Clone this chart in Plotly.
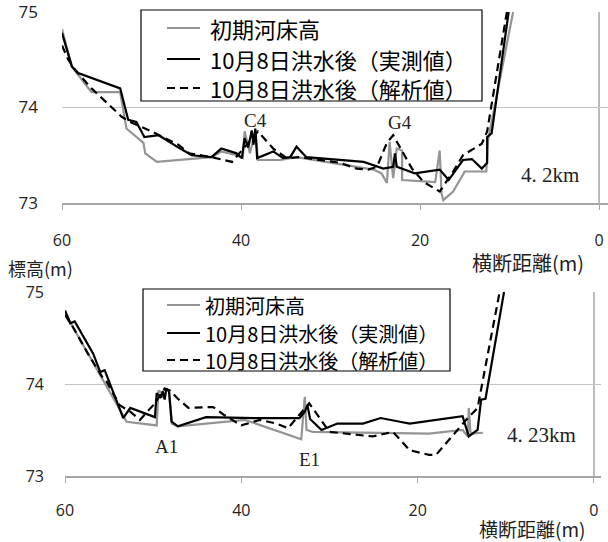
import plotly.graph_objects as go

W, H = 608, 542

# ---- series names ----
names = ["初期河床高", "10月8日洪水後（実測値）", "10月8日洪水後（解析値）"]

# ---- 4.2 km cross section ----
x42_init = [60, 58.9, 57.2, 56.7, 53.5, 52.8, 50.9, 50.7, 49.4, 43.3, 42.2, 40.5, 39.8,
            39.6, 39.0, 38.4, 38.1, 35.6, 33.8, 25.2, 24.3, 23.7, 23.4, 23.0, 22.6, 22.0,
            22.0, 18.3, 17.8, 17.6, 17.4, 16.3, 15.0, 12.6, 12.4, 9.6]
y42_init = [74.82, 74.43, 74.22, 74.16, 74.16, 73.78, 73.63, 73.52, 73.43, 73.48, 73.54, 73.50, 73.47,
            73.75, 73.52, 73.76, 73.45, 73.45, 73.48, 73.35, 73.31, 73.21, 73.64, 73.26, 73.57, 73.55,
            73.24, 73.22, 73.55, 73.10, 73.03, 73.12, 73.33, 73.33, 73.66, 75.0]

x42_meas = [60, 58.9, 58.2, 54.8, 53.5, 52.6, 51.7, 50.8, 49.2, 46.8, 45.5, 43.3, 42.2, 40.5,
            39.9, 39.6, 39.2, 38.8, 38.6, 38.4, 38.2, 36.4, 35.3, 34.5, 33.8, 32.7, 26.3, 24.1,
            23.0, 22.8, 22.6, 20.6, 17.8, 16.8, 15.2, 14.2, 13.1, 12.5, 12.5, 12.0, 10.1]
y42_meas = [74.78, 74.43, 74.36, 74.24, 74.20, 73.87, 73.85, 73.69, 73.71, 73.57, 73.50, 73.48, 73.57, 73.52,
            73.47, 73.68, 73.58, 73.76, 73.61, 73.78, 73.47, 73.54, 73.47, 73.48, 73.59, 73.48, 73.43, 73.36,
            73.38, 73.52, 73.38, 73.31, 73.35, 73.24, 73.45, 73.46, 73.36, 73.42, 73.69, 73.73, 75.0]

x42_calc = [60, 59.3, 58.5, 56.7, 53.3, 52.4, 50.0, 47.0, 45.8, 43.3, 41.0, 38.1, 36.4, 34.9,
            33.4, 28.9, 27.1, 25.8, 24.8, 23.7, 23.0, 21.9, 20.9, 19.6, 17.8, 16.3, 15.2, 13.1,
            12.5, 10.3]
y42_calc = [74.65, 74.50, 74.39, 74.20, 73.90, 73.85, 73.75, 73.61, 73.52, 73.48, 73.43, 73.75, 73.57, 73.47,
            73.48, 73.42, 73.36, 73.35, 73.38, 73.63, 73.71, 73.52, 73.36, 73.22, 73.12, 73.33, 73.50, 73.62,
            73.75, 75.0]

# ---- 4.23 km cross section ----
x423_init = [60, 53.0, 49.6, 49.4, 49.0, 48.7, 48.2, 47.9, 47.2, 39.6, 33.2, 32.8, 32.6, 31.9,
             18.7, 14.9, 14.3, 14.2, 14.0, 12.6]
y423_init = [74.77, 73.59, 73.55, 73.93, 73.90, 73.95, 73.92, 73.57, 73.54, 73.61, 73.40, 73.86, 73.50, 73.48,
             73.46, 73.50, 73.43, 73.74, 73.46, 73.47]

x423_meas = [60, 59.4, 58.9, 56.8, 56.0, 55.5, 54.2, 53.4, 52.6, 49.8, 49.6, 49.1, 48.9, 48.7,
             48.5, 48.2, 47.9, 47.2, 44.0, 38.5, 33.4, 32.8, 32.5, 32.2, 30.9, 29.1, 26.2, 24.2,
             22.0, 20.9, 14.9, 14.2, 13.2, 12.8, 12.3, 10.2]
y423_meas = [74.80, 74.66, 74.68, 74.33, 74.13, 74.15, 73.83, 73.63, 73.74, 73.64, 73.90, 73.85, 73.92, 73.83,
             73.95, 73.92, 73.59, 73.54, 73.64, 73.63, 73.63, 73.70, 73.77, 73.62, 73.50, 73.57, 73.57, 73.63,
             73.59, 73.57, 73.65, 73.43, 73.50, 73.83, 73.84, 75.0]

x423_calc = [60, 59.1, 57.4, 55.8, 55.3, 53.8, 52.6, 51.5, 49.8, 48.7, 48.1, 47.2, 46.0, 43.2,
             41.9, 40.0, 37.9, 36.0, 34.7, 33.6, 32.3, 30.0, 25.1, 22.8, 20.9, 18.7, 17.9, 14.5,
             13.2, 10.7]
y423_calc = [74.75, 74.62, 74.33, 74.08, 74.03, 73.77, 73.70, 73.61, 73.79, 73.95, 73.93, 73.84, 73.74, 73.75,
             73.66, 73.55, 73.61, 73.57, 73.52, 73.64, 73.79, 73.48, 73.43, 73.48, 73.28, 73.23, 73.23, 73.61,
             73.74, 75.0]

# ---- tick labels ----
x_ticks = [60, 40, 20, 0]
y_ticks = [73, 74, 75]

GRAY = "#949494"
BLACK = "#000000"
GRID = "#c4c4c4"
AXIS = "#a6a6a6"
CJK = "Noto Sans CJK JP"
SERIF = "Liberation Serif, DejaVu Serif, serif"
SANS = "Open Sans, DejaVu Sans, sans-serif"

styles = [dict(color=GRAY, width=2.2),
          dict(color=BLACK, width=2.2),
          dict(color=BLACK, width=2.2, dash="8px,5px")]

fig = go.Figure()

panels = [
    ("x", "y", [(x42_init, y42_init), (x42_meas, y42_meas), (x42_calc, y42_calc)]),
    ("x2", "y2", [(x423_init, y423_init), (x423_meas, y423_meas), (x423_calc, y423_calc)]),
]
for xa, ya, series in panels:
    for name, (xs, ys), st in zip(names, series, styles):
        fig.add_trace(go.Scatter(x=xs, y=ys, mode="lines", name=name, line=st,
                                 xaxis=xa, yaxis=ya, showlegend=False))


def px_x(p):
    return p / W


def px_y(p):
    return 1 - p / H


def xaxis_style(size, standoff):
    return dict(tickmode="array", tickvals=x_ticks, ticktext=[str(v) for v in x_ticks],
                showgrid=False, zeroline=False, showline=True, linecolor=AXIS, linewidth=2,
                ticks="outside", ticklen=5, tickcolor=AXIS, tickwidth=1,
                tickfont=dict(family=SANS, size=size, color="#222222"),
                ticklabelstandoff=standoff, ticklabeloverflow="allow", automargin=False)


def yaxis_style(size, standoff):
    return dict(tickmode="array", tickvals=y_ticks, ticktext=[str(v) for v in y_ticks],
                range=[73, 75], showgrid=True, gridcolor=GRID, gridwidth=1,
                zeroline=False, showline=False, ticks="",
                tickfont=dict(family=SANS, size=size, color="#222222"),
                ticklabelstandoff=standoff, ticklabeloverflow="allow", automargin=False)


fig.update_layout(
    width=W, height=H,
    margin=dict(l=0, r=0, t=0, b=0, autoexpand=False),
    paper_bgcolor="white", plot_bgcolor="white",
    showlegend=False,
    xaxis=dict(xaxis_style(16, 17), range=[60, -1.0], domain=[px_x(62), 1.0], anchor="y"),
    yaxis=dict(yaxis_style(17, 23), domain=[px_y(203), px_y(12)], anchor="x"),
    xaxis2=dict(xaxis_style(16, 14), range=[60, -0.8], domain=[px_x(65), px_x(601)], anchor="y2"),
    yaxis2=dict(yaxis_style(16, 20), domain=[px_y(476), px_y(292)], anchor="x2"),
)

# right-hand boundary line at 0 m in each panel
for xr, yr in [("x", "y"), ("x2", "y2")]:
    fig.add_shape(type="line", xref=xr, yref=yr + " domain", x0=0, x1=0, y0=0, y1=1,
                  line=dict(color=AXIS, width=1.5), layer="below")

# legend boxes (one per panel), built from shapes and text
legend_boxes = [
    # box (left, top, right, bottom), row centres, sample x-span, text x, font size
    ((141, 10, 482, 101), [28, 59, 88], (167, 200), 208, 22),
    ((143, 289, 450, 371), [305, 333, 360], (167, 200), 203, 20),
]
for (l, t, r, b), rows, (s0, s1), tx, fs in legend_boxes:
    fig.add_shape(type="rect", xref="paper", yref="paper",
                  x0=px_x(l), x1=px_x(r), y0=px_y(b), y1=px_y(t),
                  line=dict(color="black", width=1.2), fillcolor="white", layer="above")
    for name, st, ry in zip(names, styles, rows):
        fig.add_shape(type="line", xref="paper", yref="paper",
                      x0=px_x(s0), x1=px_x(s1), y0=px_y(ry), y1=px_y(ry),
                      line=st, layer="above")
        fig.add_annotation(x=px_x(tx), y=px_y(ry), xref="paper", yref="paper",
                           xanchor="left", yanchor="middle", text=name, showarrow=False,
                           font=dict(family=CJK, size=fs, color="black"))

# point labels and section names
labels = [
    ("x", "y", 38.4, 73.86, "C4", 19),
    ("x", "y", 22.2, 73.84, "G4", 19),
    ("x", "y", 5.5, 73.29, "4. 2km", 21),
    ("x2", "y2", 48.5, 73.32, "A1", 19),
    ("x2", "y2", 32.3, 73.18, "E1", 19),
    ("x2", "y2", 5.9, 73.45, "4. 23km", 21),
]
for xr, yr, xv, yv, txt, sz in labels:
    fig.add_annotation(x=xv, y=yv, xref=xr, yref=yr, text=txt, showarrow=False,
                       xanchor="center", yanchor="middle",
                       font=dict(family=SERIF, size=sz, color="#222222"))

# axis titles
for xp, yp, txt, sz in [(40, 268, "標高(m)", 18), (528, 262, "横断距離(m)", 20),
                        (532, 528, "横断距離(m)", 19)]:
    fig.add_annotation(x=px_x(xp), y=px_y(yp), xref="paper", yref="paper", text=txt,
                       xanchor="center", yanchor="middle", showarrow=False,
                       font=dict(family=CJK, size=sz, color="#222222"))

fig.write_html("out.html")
-----
> Task description:
Write out again exactly the lines from the start of the data above through the line containing "73.33, 73.66, 75.0]", inclusive, excluding any pictures.

> Exercise solution:
Clone this chart in Plotly.
import plotly.graph_objects as go

W, H = 608, 542

# ---- series names ----
names = ["初期河床高", "10月8日洪水後（実測値）", "10月8日洪水後（解析値）"]

# ---- 4.2 km cross section ----
x42_init = [60, 58.9, 57.2, 56.7, 53.5, 52.8, 50.9, 50.7, 49.4, 43.3, 42.2, 40.5, 39.8,
            39.6, 39.0, 38.4, 38.1, 35.6, 33.8, 25.2, 24.3, 23.7, 23.4, 23.0, 22.6, 22.0,
            22.0, 18.3, 17.8, 17.6, 17.4, 16.3, 15.0, 12.6, 12.4, 9.6]
y42_init = [74.82, 74.43, 74.22, 74.16, 74.16, 73.78, 73.63, 73.52, 73.43, 73.48, 73.54, 73.50, 73.47,
            73.75, 73.52, 73.76, 73.45, 73.45, 73.48, 73.35, 73.31, 73.21, 73.64, 73.26, 73.57, 73.55,
            73.24, 73.22, 73.55, 73.10, 73.03, 73.12, 73.33, 73.33, 73.66, 75.0]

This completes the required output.